Let’s skip the ‘this-might-not-make-sense-to-you’ appetizer and get to the main meal. Translation, as how Sartre (paradoxically rendered from French) opened this post, is a highway shortcut for people who don’t have the high-motivation to take the long, winding road a.k.a. ‘comprehend literatures–or speeches–in the purest form’. These are people who don’t have time to learn languages, who don’t care if they might misunderstand some part of it as long as they have the raw apprehension.

Translation

“Insert beautiful shapes and I’ll transform them into new, shapeless ones!”
said the machine.

Surprisingly, I’ve met several exceptional minds who prefer to take hard lane. A teacher of mine, Mas Iqbal, spent at least 6 months studying German in order to understand Marx’s Das Kapital. Many others probably go to Kairo University, learn Arabic and everything before they have the holistic comprehension when they read the Quran.

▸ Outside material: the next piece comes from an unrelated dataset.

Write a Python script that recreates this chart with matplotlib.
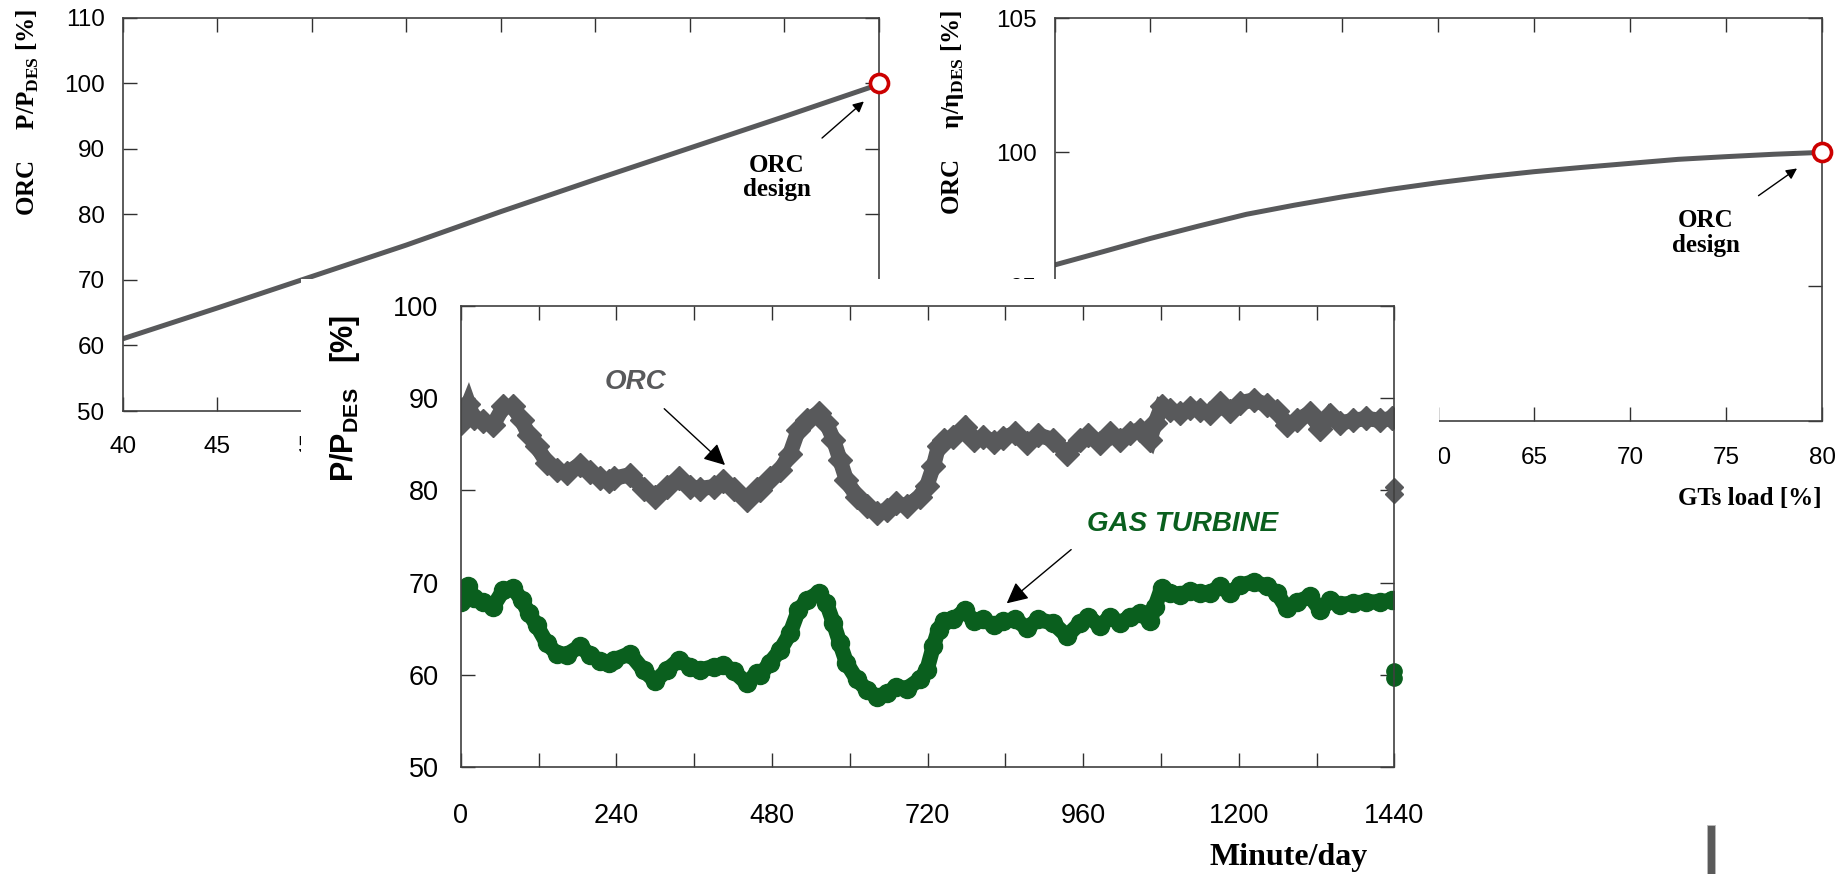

Translation, my friends, is a semantic crime. No two words in different languages are ever completely interchangable. I hardly understand how translators have the heart to kill a sentence’s truest meaning and offer some shallow substitution. To my eyes, translation is like breaking a sentence into pieces and trying to rebuild them with weak glue. I always believe that there are cultural and historical aspects behind vocabularies–which mostly aren’t comparable in other nations’ chronicles.

However, getting your ideas translated to a number of languages (let’s call Dee’s Supernova or Ayu Utami’s Saman) is inevitably an honor for writers. To that we–I–can’t deny. (Not to mention the fact that I first met the magic world of Harry’s at my 3rd grade through bahasa Indonesia and not English.) Translation, hence, is an addictive yet destructive drug.